▶ _Data to process_
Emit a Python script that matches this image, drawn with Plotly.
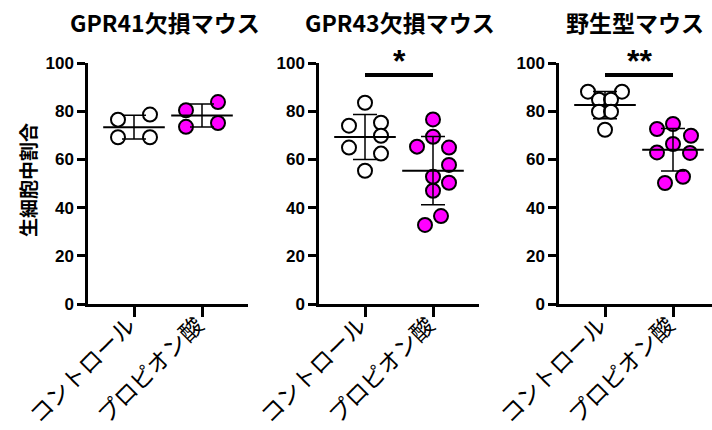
import numpy as np
import plotly.graph_objects as go

# ---------------- data ----------------
categories = ["コントロール", "プロピオン酸"]
panel_titles = ["GPR41欠損マウス", "GPR43欠損マウス", "野生型マウス"]
y_tick_values = [0, 20, 40, 60, 80, 100]
y_title = "生細胞中割合"

gpr41_control = [76.5, 78.6, 69.2, 69.2]
gpr41_propionate = [80.4, 83.8, 73.5, 75.1]
gpr43_control = [83.5, 74.0, 75.2, 69.8, 64.9, 62.4, 55.3]
gpr43_propionate = [76.6, 69.4, 65.3, 64.9, 57.7, 52.8, 50.3, 47.0, 36.5, 32.8]
wt_control = [88.1, 88.1, 84.8, 84.8, 79.8, 79.8, 72.3]
wt_propionate = [74.7, 72.6, 69.8, 66.4, 62.9, 62.7, 52.8, 50.2]
significance_labels = ["", "*", "**"]
significance_level = [None, 95, 95]

# ---------------- layout / style (not data) ----------------
W, H = 712, 430
PX_PER_CAT = 68.0
AXIS_LEFT_PX = [88, 319, 559]
AXIS_LEN_PX = 160
Y0_PX, Y100_PX = 304, 63
FILL = ["white", "#ff00ff"]

# horizontal scatter offsets (pixels) of each dot, swarm-like arrangement
swarm_px = [
    ([-16, 16, -16, 16], [-16, 16, -16, 16]),
    ([0, -16, 16, 16, -16, 16, 0], [0, 0, -16, 16, 16, 0, 16, 0, 8, -8]),
    ([-17, 17, -6, 6, -6, 6, 0], [0, -16, 18, 0, -16, 17, 10, -8]),
]

panels = [
    (gpr41_control, gpr41_propionate),
    (gpr43_control, gpr43_propionate),
    (wt_control, wt_propionate),
]

fig = go.Figure()
font_num = dict(family="Liberation Sans, Arial", size=17, color="black", weight="bold")
font_cjk = "Noto Sans CJK JP"

for p, (ctrl, prop) in enumerate(panels):
    n = "" if p == 0 else str(p + 1)
    xa, ya = "x" + n, "y" + n
    for c, vals in enumerate((ctrl, prop)):
        vals = np.array(vals, dtype=float)
        offs = np.array(swarm_px[p][c], dtype=float) / PX_PER_CAT
        fig.add_trace(go.Scatter(
            x=c + offs, y=vals, mode="markers", xaxis=xa, yaxis=ya,
            marker=dict(size=14, color=FILL[c], line=dict(color="black", width=2)),
            cliponaxis=False, showlegend=False, hoverinfo="y"))
        mean = vals.mean()
        sd = vals.std(ddof=1)
        fig.add_trace(go.Scatter(
            x=[c], y=[mean], mode="markers", xaxis=xa, yaxis=ya,
            marker=dict(symbol="line-ew", size=44, line=dict(color="black", width=2)),
            error_y=dict(type="data", array=[sd], visible=True, color="black",
                         thickness=1.5, width=12),
            cliponaxis=False, showlegend=False, hoverinfo="y"))

    left = AXIS_LEFT_PX[p]
    right = min(left + AXIS_LEN_PX, W)
    r0 = -46 / PX_PER_CAT
    r1 = r0 + (right - left) / PX_PER_CAT
    fig.layout["xaxis" + n] = dict(
        domain=[left / W, right / W], range=[r0, r1], anchor=ya, automargin=False,
        tickmode="array", tickvals=[0, 1], ticktext=categories, tickangle=-45,
        tickfont=dict(family=font_cjk, size=23, color="black"),
        ticklabelstandoff=-14, ticklabelshift=-5,
        showline=True, linecolor="black", linewidth=2.5, ticks="outside",
        ticklen=10, tickwidth=2.5, tickcolor="black", showgrid=False, zeroline=False,
        fixedrange=True)
    fig.layout["yaxis" + n] = dict(
        domain=[1 - Y0_PX / H, 1 - Y100_PX / H], range=[0, 100], anchor=xa,
        automargin=False,
        tickmode="array", tickvals=y_tick_values, tickfont=font_num,
        showline=True, linecolor="black", linewidth=2.5, ticks="outside",
        ticklen=8, tickwidth=2.5, tickcolor="black", showgrid=False, zeroline=False,
        fixedrange=True)

    if significance_labels[p]:
        fig.add_shape(type="line", xref=xa, yref=ya, x0=0, x1=1,
                      y0=significance_level[p], y1=significance_level[p],
                      line=dict(color="black", width=4))
        fig.add_annotation(xref=xa, yref=ya, x=0.5, y=significance_level[p],
                           text=significance_labels[p], showarrow=False,
                           yanchor="bottom", yshift=-6,
                           font=dict(family="Liberation Sans, Arial", size=32,
                                     color="black", weight="bold"))

title_x_px = [165, 400, 635]
for p, t in enumerate(panel_titles):
    fig.add_annotation(xref="paper", yref="paper", x=title_x_px[p] / W, y=1 - 22 / H,
                       text=t, showarrow=False, xanchor="center", yanchor="middle",
                       font=dict(family=font_cjk, size=23, color="black", weight="bold"))

fig.add_annotation(xref="paper", yref="paper", x=27 / W, y=1 - 180 / H,
                   text=y_title, showarrow=False, textangle=-90,
                   xanchor="center", yanchor="middle",
                   font=dict(family=font_cjk, size=19, color="black", weight="bold"))

fig.update_layout(width=W, height=H, margin=dict(l=0, r=0, t=0, b=0),
                  paper_bgcolor="white", plot_bgcolor="white", showlegend=False)

fig.write_html("out.html", config={"displayModeBar": False},
               post_script="document.body.style.margin='0';"
                           "document.body.style.overflow='hidden';")
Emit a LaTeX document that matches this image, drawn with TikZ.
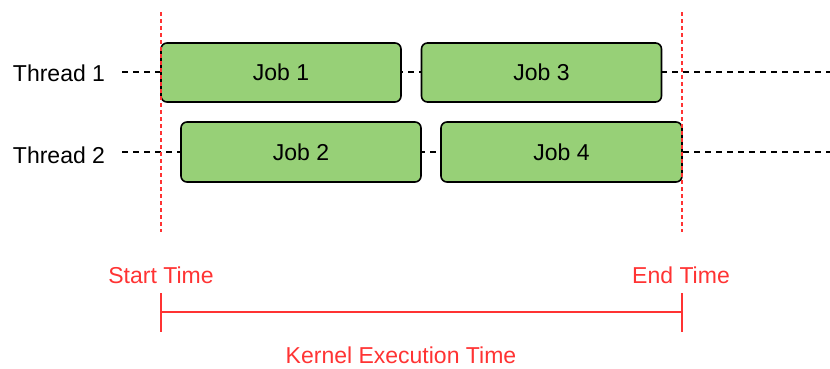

▶ _What you should do_
Write out the entries above verbatim; the pictures do not belong in your copy.

▶ _Written answer_
Emit a Python script that matches this image, drawn with Plotly.
import numpy as np
import plotly.graph_objects as go

# ---------------- data ----------------
categories = ["コントロール", "プロピオン酸"]
panel_titles = ["GPR41欠損マウス", "GPR43欠損マウス", "野生型マウス"]
y_tick_values = [0, 20, 40, 60, 80, 100]
y_title = "生細胞中割合"

gpr41_control = [76.5, 78.6, 69.2, 69.2]
gpr41_propionate = [80.4, 83.8, 73.5, 75.1]
gpr43_control = [83.5, 74.0, 75.2, 69.8, 64.9, 62.4, 55.3]
gpr43_propionate = [76.6, 69.4, 65.3, 64.9, 57.7, 52.8, 50.3, 47.0, 36.5, 32.8]
wt_control = [88.1, 88.1, 84.8, 84.8, 79.8, 79.8, 72.3]
wt_propionate = [74.7, 72.6, 69.8, 66.4, 62.9, 62.7, 52.8, 50.2]
significance_labels = ["", "*", "**"]
significance_level = [None, 95, 95]

# ---------------- layout / style (not data) ----------------
W, H = 712, 430
PX_PER_CAT = 68.0
AXIS_LEFT_PX = [88, 319, 559]
AXIS_LEN_PX = 160
Y0_PX, Y100_PX = 304, 63
FILL = ["white", "#ff00ff"]

# horizontal scatter offsets (pixels) of each dot, swarm-like arrangement
swarm_px = [
    ([-16, 16, -16, 16], [-16, 16, -16, 16]),
    ([0, -16, 16, 16, -16, 16, 0], [0, 0, -16, 16, 16, 0, 16, 0, 8, -8]),
    ([-17, 17, -6, 6, -6, 6, 0], [0, -16, 18, 0, -16, 17, 10, -8]),
]

panels = [
    (gpr41_control, gpr41_propionate),
    (gpr43_control, gpr43_propionate),
    (wt_control, wt_propionate),
]

fig = go.Figure()
font_num = dict(family="Liberation Sans, Arial", size=17, color="black", weight="bold")
font_cjk = "Noto Sans CJK JP"

for p, (ctrl, prop) in enumerate(panels):
    n = "" if p == 0 else str(p + 1)
    xa, ya = "x" + n, "y" + n
    for c, vals in enumerate((ctrl, prop)):
        vals = np.array(vals, dtype=float)
        offs = np.array(swarm_px[p][c], dtype=float) / PX_PER_CAT
        fig.add_trace(go.Scatter(
            x=c + offs, y=vals, mode="markers", xaxis=xa, yaxis=ya,
            marker=dict(size=14, color=FILL[c], line=dict(color="black", width=2)),
            cliponaxis=False, showlegend=False, hoverinfo="y"))
        mean = vals.mean()
        sd = vals.std(ddof=1)
        fig.add_trace(go.Scatter(
            x=[c], y=[mean], mode="markers", xaxis=xa, yaxis=ya,
            marker=dict(symbol="line-ew", size=44, line=dict(color="black", width=2)),
            error_y=dict(type="data", array=[sd], visible=True, color="black",
                         thickness=1.5, width=12),
            cliponaxis=False, showlegend=False, hoverinfo="y"))

    left = AXIS_LEFT_PX[p]
    right = min(left + AXIS_LEN_PX, W)
    r0 = -46 / PX_PER_CAT
    r1 = r0 + (right - left) / PX_PER_CAT
    fig.layout["xaxis" + n] = dict(
        domain=[left / W, right / W], range=[r0, r1], anchor=ya, automargin=False,
        tickmode="array", tickvals=[0, 1], ticktext=categories, tickangle=-45,
        tickfont=dict(family=font_cjk, size=23, color="black"),
        ticklabelstandoff=-14, ticklabelshift=-5,
        showline=True, linecolor="black", linewidth=2.5, ticks="outside",
        ticklen=10, tickwidth=2.5, tickcolor="black", showgrid=False, zeroline=False,
        fixedrange=True)
    fig.layout["yaxis" + n] = dict(
        domain=[1 - Y0_PX / H, 1 - Y100_PX / H], range=[0, 100], anchor=xa,
        automargin=False,
        tickmode="array", tickvals=y_tick_values, tickfont=font_num,
        showline=True, linecolor="black", linewidth=2.5, ticks="outside",
        ticklen=8, tickwidth=2.5, tickcolor="black", showgrid=False, zeroline=False,
        fixedrange=True)

    if significance_labels[p]:
        fig.add_shape(type="line", xref=xa, yref=ya, x0=0, x1=1,
                      y0=significance_level[p], y1=significance_level[p],
                      line=dict(color="black", width=4))
        fig.add_annotation(xref=xa, yref=ya, x=0.5, y=significance_level[p],
                           text=significance_labels[p], showarrow=False,
                           yanchor="bottom", yshift=-6,
                           font=dict(family="Liberation Sans, Arial", size=32,
                                     color="black", weight="bold"))

title_x_px = [165, 400, 635]
for p, t in enumerate(panel_titles):
    fig.add_annotation(xref="paper", yref="paper", x=title_x_px[p] / W, y=1 - 22 / H,
                       text=t, showarrow=False, xanchor="center", yanchor="middle",
                       font=dict(family=font_cjk, size=23, color="black", weight="bold"))

fig.add_annotation(xref="paper", yref="paper", x=27 / W, y=1 - 180 / H,
                   text=y_title, showarrow=False, textangle=-90,
                   xanchor="center", yanchor="middle",
                   font=dict(family=font_cjk, size=19, color="black", weight="bold"))

fig.update_layout(width=W, height=H, margin=dict(l=0, r=0, t=0, b=0),
                  paper_bgcolor="white", plot_bgcolor="white", showlegend=False)

fig.write_html("out.html", config={"displayModeBar": False},
               post_script="document.body.style.margin='0';"
                           "document.body.style.overflow='hidden';")
Emit a LaTeX document that matches this image, drawn with TikZ.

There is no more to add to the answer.